Un mundo sin Dios
Agosto de 1995. El sol besa escandalosamente la ciudad de Nueva YorK. Calor intenso. ¡Cuarenta grados por lo menos! Yo trato de refrescarme con una limonada helada en un bar del Roquefeller Center.
Estoy en el corazón de Manhatan. Mi profesor, un francés nacido en Estados Unidos, bebe una cerveza. Nunca habíamos tenido la oportunidad de conversar fuera de clases. Es la primera vez que hablamos de asuntos ajenos a la vida académica. Me pregunta quién soy y que es lo hago. Al oír mi respuesta, su actitud amena cambia. Bebe un sorbo de cerveza, me mira como a un niño desprotegido, casi con compasión, y me pregunta sonriendo:¿Es posible creer en Dios en nuestros días?
Siento ironía en su voz. Sonrío y continúo bebiendo la limonada. A partir de entonces, siempre que puede, el profesor conduce nuestra conversación al terreno religioso. El no tiene inquietudes espirituales: solo quiere probarme que Dios no existe. Yo lo dejo hablar. Oír es arma mortal para esta clase de pensadores. Oírlos con atención los desconcierta. Los confunde, los hace extraviarse en la mañana de sus raciocinios. Por eso lo escucho y lo sonrío.
La mente de este caballero de 50 años, de aire de triunfador y aparentemente realizado en la vida, es brillante. Típicamente inquisitiva. su capacidad es extraordinaria. Seria capas de probar a cualquier persona que es de noche. Aunque el sol brillara en medio del cielo azul. De acuerdo con su manera de ver las cosas, él y todo lo que a logrado en la vida prueban que el ser humano no necesita de Dios para vencer.
Los días corren. Nada mejor que el tiempo para analizar la consistencia de los conceptos. En cierta ocasión, en una de nuestras últimas conversaciones, hace un despliegue de argumentos contra la existencia de Dios. Yo considero una pérdida de tiempo continuar discutiendo el asunto. Él insiste. En silencio me pregunto qué es lo que se propone. Al ver que no se detiene, lo interrumpo:
-Está bien profesor – le digo-, imaginemos que usted tiene razón. Dios no existe. Imaginemos también que usted tiene un hijo, un único hijo de 20 años, en la flor de la existencia, un hijo al que ama mucho y por el cual sería capaz de dar la vida.

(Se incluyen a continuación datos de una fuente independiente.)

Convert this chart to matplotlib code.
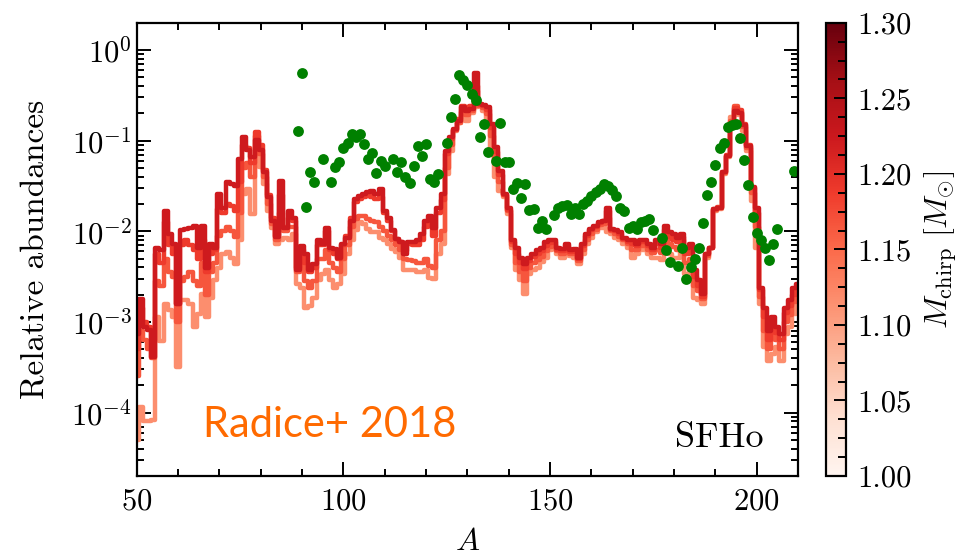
import matplotlib
matplotlib.use('Agg')
import matplotlib.pyplot as plt
import matplotlib as mpl
import numpy as np
from matplotlib.ticker import MultipleLocator, LogLocator, FuncFormatter, NullFormatter

plt.rcParams['font.family'] = 'serif'
plt.rcParams['font.serif'] = ['cmr10']
plt.rcParams['mathtext.fontset'] = 'cm'
plt.rcParams['axes.formatter.use_mathtext'] = True

# mass number grid of the step curves
A = np.arange(50, 211)

# chirp mass of each model (colour)
mchirp = [1.117, 1.166, 1.188, 1.222]

# log10 of relative abundance, A = 50..210
log_salmon = [
    -4.30, -3.94, -4.09, -4.09, -4.08, -2.95, -3.21, -2.80, -2.87, -2.95,
    -3.50, -2.76, -2.76, -2.80, -3.06, -2.91, -2.69, -2.95, -2.73, -2.54,
    -2.40, -2.25, -2.23, -2.29, -2.36, -2.10, -1.59, -1.53, -1.81, -1.07,
    -1.29, -1.48, -1.77, -1.96, -2.14, -2.10, -2.07, -2.10, -2.03, -2.58,
    -2.62, -2.84, -2.82, -2.73, -2.54, -2.47, -2.43, -2.54, -2.62, -2.58,
    -2.47, -2.25, -2.10, -1.99, -1.90, -1.92, -1.97, -2.01, -2.01, -2.07,
    -2.10, -2.14, -2.19, -2.23, -2.29, -2.43, -2.43, -2.43, -2.45, -2.45,
    -2.43, -2.51, -2.53, -2.25, -2.14, -1.37, -1.11, -0.89, -0.80, -0.72,
    -0.78, -0.69, -0.63, -0.61, -0.67, -0.82, -1.11, -1.40, -1.55, -1.62,
    -1.81, -2.18, -2.43, -2.54, -2.69, -2.47, -2.43, -2.40, -2.34, -2.29,
    -2.21, -2.18, -2.25, -2.29, -2.25, -2.27, -2.29, -2.36, -2.25, -2.14,
    -2.07, -2.01, -1.96, -1.96, -2.01, -2.03, -2.07, -2.10, -2.14, -2.18,
    -2.29, -2.25, -2.21, -2.21, -2.25, -2.29, -2.29, -2.32, -2.18, -2.25,
    -2.29, -2.29, -2.18, -2.47, -2.40, -2.73, -2.76, -2.80, -2.29, -2.18,
    -1.77, -1.75, -1.37, -1.18, -0.74, -0.65, -0.72, -0.89, -1.11, -1.66,
    -2.18, -2.80, -3.28, -3.43, -3.35, -3.28, -3.43, -3.13, -3.06, -2.91,
    -2.76]

log_orange = [
    -3.60, -3.10, -3.20, -3.30, -3.40, -2.55, -2.60, -2.30, -2.45, -2.50,
    -3.00, -2.55, -2.50, -2.45, -2.55, -2.60, -2.35, -2.70, -2.45, -2.35,
    -2.05, -2.00, -1.95, -2.00, -2.06, -1.80, -1.30, -1.25, -1.40, -0.95,
    -1.15, -1.40, -1.70, -1.92, -2.10, -1.80, -2.00, -1.95, -1.95, -2.45,
    -2.35, -2.55, -2.62, -2.55, -2.30, -2.30, -2.20, -2.35, -2.40, -2.45,
    -2.30, -2.15, -1.95, -1.86, -1.83, -1.83, -1.86, -1.88, -1.90, -1.95,
    -2.00, -2.05, -2.10, -2.15, -2.20, -2.30, -2.32, -2.33, -2.35, -2.35,
    -2.30, -2.38, -2.40, -2.10, -2.00, -1.30, -1.05, -0.88, -0.80, -0.68,
    -0.72, -0.67, -0.45, -0.62, -0.64, -0.70, -0.95, -1.25, -1.45, -1.60,
    -1.78, -2.15, -2.35, -2.45, -2.55, -2.40, -2.35, -2.32, -2.28, -2.22,
    -2.17, -2.15, -2.22, -2.25, -2.20, -2.25, -2.25, -2.33, -2.20, -2.10,
    -2.03, -1.98, -1.93, -1.92, -1.85, -2.00, -2.03, -2.06, -2.10, -2.14,
    -2.20, -2.20, -2.16, -2.16, -2.20, -2.24, -2.20, -2.24, -2.05, -2.14,
    -2.17, -2.20, -2.10, -2.35, -2.30, -2.60, -2.66, -2.75, -2.27, -2.18,
    -1.76, -1.74, -1.36, -1.17, -0.78, -0.62, -0.68, -0.85, -1.08, -1.58,
    -1.95, -2.72, -3.10, -3.30, -3.15, -3.20, -3.30, -3.00, -2.92, -2.78,
    -2.68]

log_mid = [
    -3.30, -2.85, -3.00, -3.05, -3.20, -2.25, -2.35, -1.90, -2.15, -2.25,
    -2.80, -2.15, -2.10, -2.15, -2.20, -2.30, -2.10, -2.45, -2.25, -2.20,
    -1.75, -1.80, -1.70, -1.72, -1.78, -1.45, -1.05, -1.08, -1.25, -0.90,
    -1.05, -1.32, -1.60, -1.85, -2.05, -1.60, -1.95, -1.85, -1.88, -2.40,
    -2.20, -2.35, -2.45, -2.40, -2.15, -2.15, -2.00, -2.20, -2.25, -2.30,
    -2.15, -2.05, -1.85, -1.68, -1.64, -1.62, -1.60, -1.62, -1.64, -1.62,
    -1.80, -1.88, -2.00, -2.08, -2.12, -2.22, -2.14, -2.15, -2.15, -2.10,
    -1.95, -1.92, -2.05, -1.80, -1.65, -1.15, -0.98, -0.88, -0.76, -0.62,
    -0.65, -0.62, -0.40, -0.60, -0.62, -0.66, -0.86, -1.12, -1.38, -1.60,
    -1.76, -2.12, -2.25, -2.35, -2.42, -2.33, -2.28, -2.25, -2.22, -2.16,
    -2.13, -2.12, -2.20, -2.22, -2.16, -2.23, -2.22, -2.30, -2.16, -2.05,
    -1.99, -1.95, -1.91, -1.89, -1.78, -1.98, -2.00, -2.03, -2.08, -2.12,
    -2.14, -2.16, -2.12, -2.12, -2.16, -2.20, -2.14, -2.18, -1.98, -2.06,
    -2.09, -2.12, -2.06, -2.25, -2.20, -2.50, -2.60, -2.72, -2.25, -2.18,
    -1.75, -1.73, -1.35, -1.16, -0.80, -0.64, -0.66, -0.82, -1.05, -1.52,
    -1.80, -2.65, -2.95, -3.20, -3.05, -3.12, -3.20, -2.90, -2.82, -2.70,
    -2.62]

log_dark = [
    -3.13, -2.75, -3.06, -3.09, -3.39, -2.18, -2.21, -1.77, -2.03, -2.14,
    -2.80, -1.99, -1.97, -1.96, -1.94, -2.18, -1.94, -2.40, -2.14, -2.18,
    -1.59, -1.74, -1.46, -1.48, -1.50, -1.20, -0.96, -1.10, -1.18, -0.99,
    -1.10, -1.35, -1.62, -1.88, -2.06, -1.44, -1.96, -1.77, -1.85, -2.43,
    -2.16, -2.25, -2.43, -2.36, -2.10, -2.14, -1.96, -2.18, -2.19, -2.29,
    -2.14, -2.07, -1.88, -1.64, -1.61, -1.59, -1.57, -1.55, -1.59, -1.53,
    -1.77, -1.85, -1.99, -2.08, -2.12, -2.25, -2.12, -2.12, -2.10, -2.03,
    -1.88, -1.83, -1.96, -1.74, -1.59, -1.11, -0.96, -0.87, -0.78, -0.63,
    -0.67, -0.65, -0.25, -0.60, -0.61, -0.63, -0.82, -1.07, -1.33, -1.59,
    -1.74, -2.10, -2.18, -2.29, -2.36, -2.29, -2.25, -2.21, -2.18, -2.12,
    -2.10, -2.10, -2.18, -2.19, -2.14, -2.21, -2.19, -2.29, -2.14, -2.03,
    -1.97, -1.94, -1.90, -1.88, -1.74, -1.97, -1.99, -2.01, -2.07, -2.10,
    -2.10, -2.14, -2.10, -2.10, -2.14, -2.18, -2.10, -2.14, -1.94, -2.01,
    -2.03, -2.07, -2.03, -2.18, -2.14, -2.43, -2.54, -2.69, -2.25, -2.18,
    -1.75, -1.74, -1.35, -1.17, -0.85, -0.67, -0.69, -0.83, -1.06, -1.51,
    -1.74, -2.62, -2.84, -3.10, -2.95, -3.06, -3.13, -2.84, -2.76, -2.62,
    -2.58]

curves = [log_salmon, log_orange, log_mid, log_dark]

# solar r-process pattern (green dots)
A_sol = [89, 90, 91, 92, 93, 95, 97, 98, 99, 100, 101, 102, 103, 104, 105,
         106, 107, 108, 109, 110, 112, 113, 114, 115, 116, 117, 118, 119,
         120, 121, 122, 123, 125, 126, 127, 128, 129, 130, 131, 132, 133,
         134, 135, 137, 138, 139, 140, 141, 142, 143, 144, 145, 146, 147,
         148, 149, 151, 152, 153, 154, 155, 156, 157, 158, 159, 160, 161,
         162, 163, 164, 165, 166, 167, 168, 169, 170, 171, 172, 173, 174,
         175, 177, 178, 179, 181, 182, 183, 184, 185, 186, 187, 188, 189,
         190, 191, 192, 193, 194, 195, 196, 197, 198, 199, 200, 201, 202,
         203, 204, 205, 209]
log_sol = [-0.89, -0.25, -1.73, -1.35, -1.46, -1.20, -1.46, -1.29, -1.23,
           -1.08, -1.02, -0.93, -0.96, -0.93, -1.04, -1.20, -1.13, -1.36,
           -1.22, -1.28, -1.20, -1.35, -1.24, -1.40, -1.47, -1.28, -1.06,
           -1.17, -1.04, -1.42, -1.46, -1.37, -1.03, -0.74, -0.54, -0.28,
           -0.33, -0.38, -0.48, -0.55, -0.96, -0.82, -1.12, -1.22, -0.80,
           -1.24, -1.24, -1.53, -1.47, -1.63, -1.48, -1.76, -1.75, -1.96,
           -1.88, -1.97, -1.82, -1.74, -1.72, -1.71, -1.81, -1.74, -1.81,
           -1.70, -1.66, -1.61, -1.57, -1.53, -1.48, -1.50, -1.54, -1.61,
           -1.74, -1.77, -1.96, -1.94, -1.97, -1.90, -1.88, -1.86, -1.99,
           -2.07, -2.21, -2.34, -2.38, -2.18, -2.53, -2.39, -2.31, -2.18,
           -1.91, -1.60, -1.45, -1.27, -1.08, -1.03, -0.85, -0.83, -0.81,
           -0.97, -1.21, -1.49, -1.84, -2.02, -2.10, -2.18, -2.32, -2.14,
           -1.97, -1.33]

cbar_ticks = [1.00, 1.05, 1.10, 1.15, 1.20, 1.25, 1.30]

fig = plt.figure(figsize=(9.63, 5.54), dpi=100)
ax = fig.add_axes([0.142, 0.1408, 0.6867, 0.818])
cax = fig.add_axes([0.8577, 0.1408, 0.0205, 0.818])

cmap = plt.get_cmap('Reds')
norm = mpl.colors.Normalize(vmin=1.0, vmax=1.3)

for m, c in zip(mchirp, curves):
    ax.step(A, 10 ** np.array(c), where='mid', color=cmap(norm(m)), lw=3.2)

ax.plot(A_sol, 10 ** np.array(log_sol), 'o', color='green', ms=7.8, mec='none')

ax.set_yscale('log')
ax.set_xlim(50, 210)
ax.set_ylim(2e-5, 2.0)
ax.xaxis.set_major_locator(MultipleLocator(50))
ax.xaxis.set_minor_locator(MultipleLocator(10))
ax.yaxis.set_major_locator(LogLocator(base=10, numticks=10))
ax.yaxis.set_minor_locator(LogLocator(base=10, subs=np.arange(2, 10), numticks=10))
ax.yaxis.set_major_formatter(FuncFormatter(lambda v, p: r'$10^{%d}$' % round(np.log10(v))))
ax.yaxis.set_minor_formatter(NullFormatter())
ax.tick_params(which='both', direction='in', top=True, right=True, labelsize=22, width=1.4)
ax.tick_params(which='major', length=10)
ax.tick_params(which='minor', length=5)
ax.tick_params(axis='x', pad=9)
for s in ax.spines.values():
    s.set_linewidth(1.6)

ax.set_xlabel(r'$A$', fontsize=23, labelpad=9)
ax.set_ylabel('Relative abundances', fontsize=24, labelpad=15)

ax.text(0.1003, 0.086, 'Radice+ 2018', transform=ax.transAxes, fontsize=30,
        color='#ff6a00', family='Lato', ha='left', va='baseline')
ax.text(0.9475, 0.0646, 'SFHo', transform=ax.transAxes, fontsize=26,
        ha='right', va='baseline')

cb = mpl.colorbar.ColorbarBase(cax, cmap=cmap, norm=norm, orientation='vertical')
cb.set_ticks(cbar_ticks)
cb.ax.set_yticklabels(['%.2f' % t for t in cbar_ticks])
cb.ax.yaxis.set_minor_locator(MultipleLocator(0.0125))
cb.ax.tick_params(which='both', direction='in', labelsize=22, width=1.4, pad=8)
cb.ax.tick_params(which='major', length=9)
cb.ax.tick_params(which='minor', length=6)
cb.outline.set_linewidth(1.6)
cb.set_label(r'$M_{\rm chirp}\ [M_{\odot}]$', fontsize=23, labelpad=8)

fig.savefig('out.png', dpi=100)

Para tristeza suya el está sumergido en la drogadicción. Usted, como padre, ya hizo todo lo que podía para ayudarlo. Busco los mejores especialistas, lo intento en los más calificados centros de rehabilitación. Lloro, grito y sufrió. Nada, ni nadie, es capaz de hacer cosa alguna para liberarlo de las garras de vicio, y usted me acaba de "probar" que Dios no existe. Dígame entonces, ¿Qué esperanza resta para su hijo?
El hombre se mueve nervioso de un lado a otro en el sofá del cuero marrón. Sus ojos brillan mas húmedos que nunca. Son ojos redondos, de mirar penetrante. Esta vez son ojos tristes. Puedo ver la emoción retratada en su rostro. Sufrimiento y dolor, quien sabe. Sin querer he tocado una herida abierta en el corazón. La herida sangra. Intenta decir algo pero no puede. Solamente se levanta, hace una venia con la cabeza, a modo de despedida, y se retira. Mientras se va, lo veo esconder con discreción una lágrima rebelde.
Al siguiente día me entero de que tiene un hijo. Un único hijo, de 20 años, completamente destruido por las drogas. Entonces creo entender su rebeldía, su extraño orgullo intelectual, incluso la ironía de sus preguntas.
Algunas semanas después antes de retornar al Brasil, voy a despedirme de el. Me acompaña en silencio hasta el primer piso. Allí nos damos un abrazo. Ambos sabemos que nuestra conversación no ha terminado. Esta emocionado. Las palabras no aparecen en sus labios, están atoradas en su garganta. De repente traga saliva y me susurra al oído:
-Pastor, usted sabe, que no creo en Dios, pero usted si. Por favor, pídale a su Dios que ayude a mi hijo.
Me duele la actitud del profesor estadounidense, hijo de padres europeos. Me duele verlo con los ojos llenos de lagrimas, sintiéndose impotente ante la desgracia del hijo que ama y, sin embargo, incapaz de reconoce a Dios como la única solución para su drama. El es el retrato de la generación de los tiempos previos a la venida de Jesús.